A Universal Two‐Parameter Kratzer‐Potential and Its Superiority over Morse's for Calculating and Scaling First‐Order Spectroscopic Constants of 300 Diatomic Bonds

Abstract After decades of intensive research, the question remains whether or not a universal two‐ or three‐parameter potential exists. For a large number of about 300 bonds, we now critically review the constraints for potentials and asymptotes, involved in three available scaling processes (Varshni, Calder–Ruedenberg, and Graves–Parr). We show that the covalent Sutherland parameter can never be a universal scaling factor. This implies that the usual constraint U ( R ) = – D e at R = ∞ for potentials is only desirable and that the natural asymptote D e is not even needed to explain the relations between the constants.
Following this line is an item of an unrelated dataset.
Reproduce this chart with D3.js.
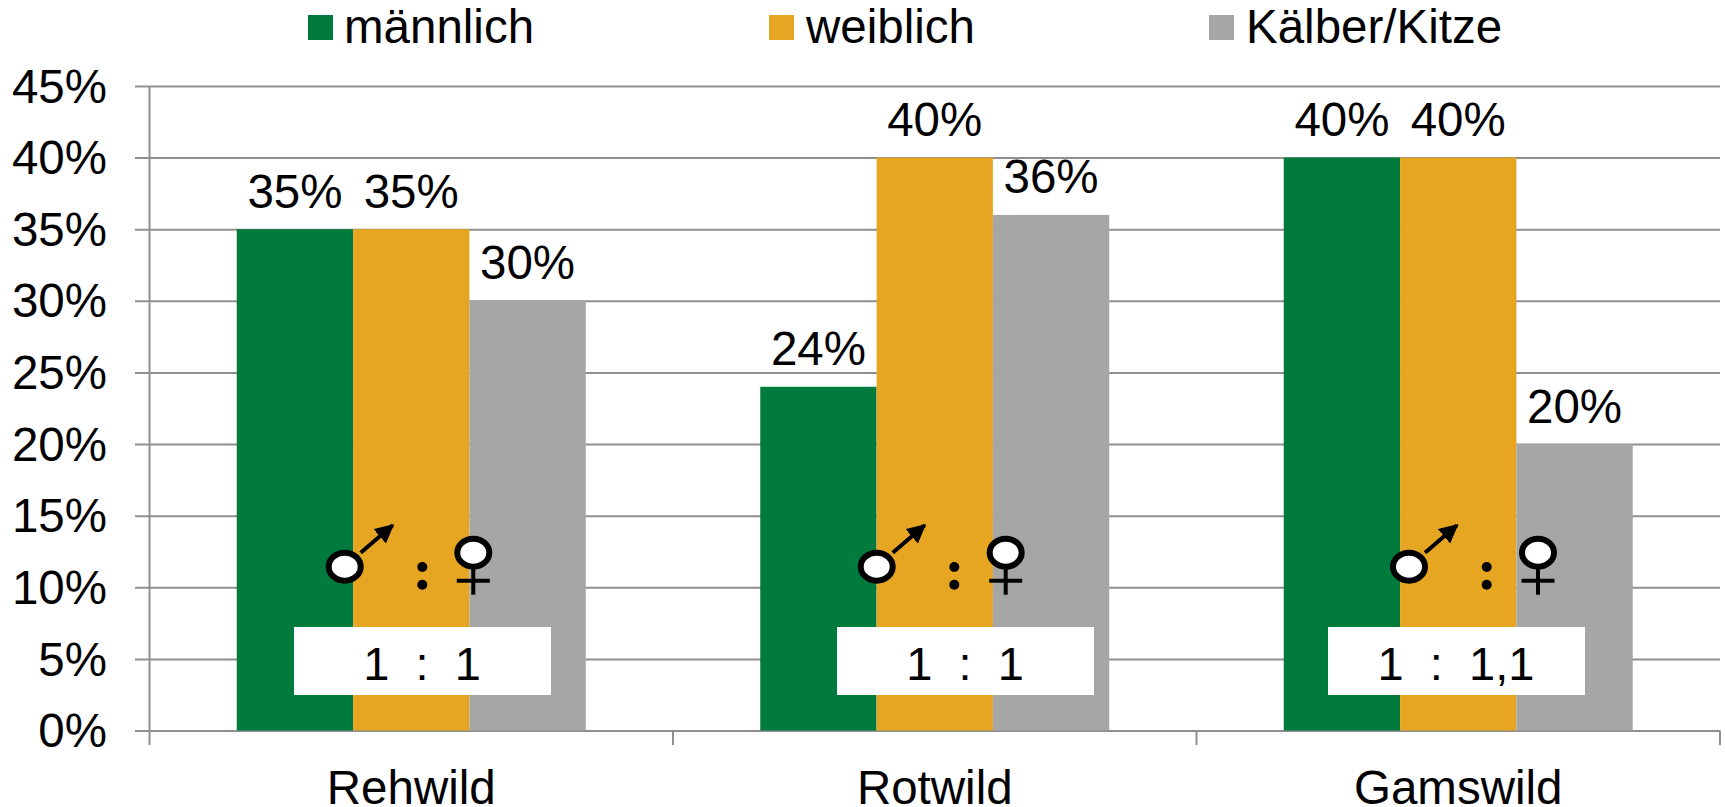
<!DOCTYPE html>
<html lang="de">
<head>
<meta charset="utf-8">
<title>Geschlechterverhältnis</title>
<script src="https://cdn.jsdelivr.net/npm/d3@7/dist/d3.min.js"></script>
<style>
  html, body { margin: 0; padding: 0; background: #fff; }
  svg { display: block; }
  text { font-family: "Liberation Sans", Arial, sans-serif; fill: #000; }
</style>
</head>
<body>
<svg id="chart" width="1725" height="807"></svg>
<script>
// Wildarten und Anteile je Gruppe
const species = ["Rehwild", "Rotwild", "Gamswild"];
const seriesNames = ["männlich", "weiblich", "Kälber/Kitze"];
const maleShare = [35, 24, 40];
const femaleShare = [35, 40, 40];
const youngShare = [30, 36, 20];
const seriesValues = [maleShare, femaleShare, youngShare];
const seriesColors = ["#007a3d", "#e6a621", "#a6a6a6"];
const yTicks = [0, 5, 10, 15, 20, 25, 30, 35, 40, 45];
const ratios = ["1  :  1", "1  :  1", "1  :  1,1"];

const svg = d3.select("#chart");
const plot = { left: 149.5, right: 1720, top: 86, bottom: 730.5 };
const axisColor = "#8f8f8f";
const fontSize = 47.5;

const x0 = d3.scaleBand().domain(species).range([plot.left, plot.right]);
// Drei Balken plus eine Dreiviertel-Balkenbreite Abstand auf jeder Seite
const x1 = d3.scaleBand().domain(seriesNames).range([0, x0.bandwidth()]).paddingInner(0).paddingOuter(0.75);
const y = d3.scaleLinear().domain([0, 45]).range([plot.bottom, plot.top]);

// Gitterlinien mit kurzen Teilstrichen links
const yAxis = svg.append("g")
  .attr("transform", `translate(${plot.left},0)`)
  .call(d3.axisLeft(y).tickValues(yTicks).tickFormat(d => d + "%")
    .tickSize(-(plot.right - plot.left)).tickPadding(0));
yAxis.select(".domain").remove();
yAxis.selectAll(".tick line")
  .attr("x1", 135 - plot.left)
  .attr("stroke", axisColor).attr("stroke-width", 2);
yAxis.selectAll(".tick text")
  .attr("x", 107 - plot.left)
  .attr("dy", "0.34em")
  .attr("text-anchor", "end")
  .attr("font-size", fontSize)
  .style("font-family", '"Liberation Sans", Arial, sans-serif')
  .style("fill", "#000");

// Senkrechte Achse und Gruppentrenner unter der Nulllinie
const boundaries = species.map(s => x0(s)).concat(plot.right);
svg.append("line")
  .attr("x1", plot.left).attr("x2", plot.left)
  .attr("y1", plot.top).attr("y2", plot.bottom)
  .attr("stroke", axisColor).attr("stroke-width", 2);
svg.selectAll(".sep").data(boundaries).join("line")
  .attr("class", "sep")
  .attr("x1", d => d).attr("x2", d => d)
  .attr("y1", plot.bottom).attr("y2", 745)
  .attr("stroke", axisColor).attr("stroke-width", 2);

// Balken mit Wertbeschriftung
const groups = svg.selectAll(".group").data(species).join("g")
  .attr("class", "group")
  .attr("transform", d => `translate(${x0(d)},0)`);

groups.each(function (_, gi) {
  const g = d3.select(this);
  seriesNames.forEach((name, si) => {
    const v = seriesValues[si][gi];
    g.append("rect")
      .attr("x", x1(name))
      .attr("y", y(v))
      .attr("width", x1.bandwidth())
      .attr("height", y(0) - y(v))
      .attr("fill", seriesColors[si]);
    g.append("text")
      .attr("x", x1(name) + x1.bandwidth() / 2)
      .attr("y", y(v) - 21.5)
      .attr("text-anchor", "middle")
      .attr("font-size", fontSize)
      .text(v + "%");
  });
});

// Kategorienamen unter der Achse
svg.selectAll(".cat").data(species).join("text")
  .attr("class", "cat")
  .attr("x", d => x0(d) + x0.bandwidth() / 2)
  .attr("y", 804)
  .attr("text-anchor", "middle")
  .attr("font-size", fontSize)
  .text(d => d);

// Legende
const legendX = [308, 769, 1209];
const legend = svg.selectAll(".legend").data(seriesNames).join("g")
  .attr("class", "legend")
  .attr("transform", (d, i) => `translate(${legendX[i]},0)`);
legend.append("rect")
  .attr("y", 15).attr("width", 25).attr("height", 25)
  .attr("fill", (d, i) => seriesColors[i]);
legend.append("text")
  .attr("x", (d, i) => i === 0 ? 36 : 37).attr("y", 43)
  .attr("font-size", fontSize)
  .text(d => d);

// Geschlechtersymbole und Verhältnisfelder
svg.append("defs").append("marker")
  .attr("id", "arrowhead")
  .attr("viewBox", "0 0 10 10").attr("refX", 9).attr("refY", 5)
  .attr("markerUnits", "userSpaceOnUse")
  .attr("markerWidth", 19).attr("markerHeight", 19)
  .attr("orient", "auto")
  .append("path").attr("d", "M0,0L10,5L0,10Z").attr("fill", "#000");

const symbolLeft = [344.7, 876.7, 1409];
const colonLeft = [422.3, 954.3, 1486.7];
const femaleLeft = [473.3, 1005.7, 1538];
const boxLeft = [294, 837, 1328];
const boxWidth = 257;

species.forEach((s, i) => {
  const m = svg.append("g").attr("transform", `translate(${symbolLeft[i]},566.7)`);
  m.append("ellipse").attr("rx", 16).attr("ry", 14)
    .attr("fill", "#fff").attr("stroke", "#000").attr("stroke-width", 6);
  m.append("line")
    .attr("x1", 16).attr("y1", -14).attr("x2", 48).attr("y2", -41.5)
    .attr("stroke", "#000").attr("stroke-width", 4)
    .attr("marker-end", "url(#arrowhead)");

  [567, 584.7].forEach(cy => {
    svg.append("circle").attr("cx", colonLeft[i]).attr("cy", cy).attr("r", 5).attr("fill", "#000");
  });

  const f = svg.append("g").attr("transform", `translate(${femaleLeft[i]},552.7)`);
  f.append("line").attr("x1", 0).attr("x2", 0).attr("y1", 14).attr("y2", 42)
    .attr("stroke", "#000").attr("stroke-width", 4);
  f.append("line").attr("x1", -16.5).attr("x2", 16.5).attr("y1", 28).attr("y2", 28)
    .attr("stroke", "#000").attr("stroke-width", 4);
  f.append("ellipse").attr("rx", 16).attr("ry", 14)
    .attr("fill", "#fff").attr("stroke", "#000").attr("stroke-width", 6);

  svg.append("rect")
    .attr("x", boxLeft[i]).attr("y", 627)
    .attr("width", boxWidth).attr("height", 68)
    .attr("fill", "#fff");
  svg.append("text")
    .attr("x", boxLeft[i] + boxWidth / 2 - 0.5).attr("y", 680)
    .attr("text-anchor", "middle")
    .attr("font-size", 47)
    .style("white-space", "pre")
    .text(ratios[i]);
});
</script>
</body>
</html>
We show that ionic potentials of generalized Kratzer‐type (Varshni's V th potential) and their ionic Coulomb‐like asymptotes Ae 2 / R e (with A close to 1) behave as simple universal two‐parameter potentials. For both α e and ω e x e , this potential gives percentage deviations 2 to 3 times smaller than Morse's three parameter potential for hundreds of bonds. We also prove that the Graves–Parr scaling hypothesis is valid, despite these authors' own conclusion. We discuss various new relations between spectroscopic constants.